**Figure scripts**
***

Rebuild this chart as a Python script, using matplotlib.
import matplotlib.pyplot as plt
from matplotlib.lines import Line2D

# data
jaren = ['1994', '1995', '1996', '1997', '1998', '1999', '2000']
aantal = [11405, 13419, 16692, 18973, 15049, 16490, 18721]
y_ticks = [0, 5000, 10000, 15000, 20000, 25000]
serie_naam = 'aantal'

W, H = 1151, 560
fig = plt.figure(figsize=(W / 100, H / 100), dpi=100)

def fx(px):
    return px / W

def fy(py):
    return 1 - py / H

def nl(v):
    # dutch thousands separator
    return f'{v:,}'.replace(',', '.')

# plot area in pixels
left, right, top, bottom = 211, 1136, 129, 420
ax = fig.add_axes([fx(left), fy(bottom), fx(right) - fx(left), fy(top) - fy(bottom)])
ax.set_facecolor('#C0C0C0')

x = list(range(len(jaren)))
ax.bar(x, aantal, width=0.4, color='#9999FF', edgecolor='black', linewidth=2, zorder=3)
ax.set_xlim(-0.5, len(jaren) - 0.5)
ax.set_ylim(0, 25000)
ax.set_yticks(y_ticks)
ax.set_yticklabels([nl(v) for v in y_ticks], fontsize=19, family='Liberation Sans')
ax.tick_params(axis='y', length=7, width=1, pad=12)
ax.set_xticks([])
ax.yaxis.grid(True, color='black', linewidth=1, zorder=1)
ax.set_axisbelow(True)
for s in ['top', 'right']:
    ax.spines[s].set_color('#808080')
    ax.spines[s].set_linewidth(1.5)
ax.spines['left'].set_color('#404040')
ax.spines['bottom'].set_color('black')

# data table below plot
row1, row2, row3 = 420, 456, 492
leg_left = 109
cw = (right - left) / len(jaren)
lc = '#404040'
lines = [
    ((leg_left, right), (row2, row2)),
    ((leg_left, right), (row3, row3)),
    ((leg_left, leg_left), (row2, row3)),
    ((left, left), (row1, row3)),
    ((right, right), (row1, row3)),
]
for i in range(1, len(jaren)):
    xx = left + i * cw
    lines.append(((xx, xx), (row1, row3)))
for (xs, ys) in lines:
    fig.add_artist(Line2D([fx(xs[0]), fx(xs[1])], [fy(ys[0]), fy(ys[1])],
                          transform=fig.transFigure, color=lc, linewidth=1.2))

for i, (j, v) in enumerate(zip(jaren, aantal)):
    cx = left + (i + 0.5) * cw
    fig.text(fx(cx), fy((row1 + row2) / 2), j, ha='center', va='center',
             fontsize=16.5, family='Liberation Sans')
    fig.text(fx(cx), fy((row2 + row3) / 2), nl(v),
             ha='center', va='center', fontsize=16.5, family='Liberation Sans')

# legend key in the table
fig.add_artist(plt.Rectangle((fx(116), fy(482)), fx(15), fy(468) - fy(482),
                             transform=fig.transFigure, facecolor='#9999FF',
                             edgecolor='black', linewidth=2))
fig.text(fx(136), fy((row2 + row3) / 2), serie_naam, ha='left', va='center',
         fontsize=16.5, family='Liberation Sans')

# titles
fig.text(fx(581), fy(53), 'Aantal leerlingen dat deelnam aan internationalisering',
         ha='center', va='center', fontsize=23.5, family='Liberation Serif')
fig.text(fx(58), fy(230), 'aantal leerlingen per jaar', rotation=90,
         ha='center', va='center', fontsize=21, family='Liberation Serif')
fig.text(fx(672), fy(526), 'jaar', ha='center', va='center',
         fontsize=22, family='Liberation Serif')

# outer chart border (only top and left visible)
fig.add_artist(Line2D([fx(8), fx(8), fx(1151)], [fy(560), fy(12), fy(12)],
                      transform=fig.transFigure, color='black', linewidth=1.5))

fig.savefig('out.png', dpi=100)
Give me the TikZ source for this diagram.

***

**Short exercise**
Write out the listing's lines exactly, from its first line through the line that contains "serie_naam = 'aantal'", and stop there.

**Response to the exercise**
Rebuild this chart as a Python script, using matplotlib.
import matplotlib.pyplot as plt
from matplotlib.lines import Line2D

# data
jaren = ['1994', '1995', '1996', '1997', '1998', '1999', '2000']
aantal = [11405, 13419, 16692, 18973, 15049, 16490, 18721]
y_ticks = [0, 5000, 10000, 15000, 20000, 25000]
serie_naam = 'aantal'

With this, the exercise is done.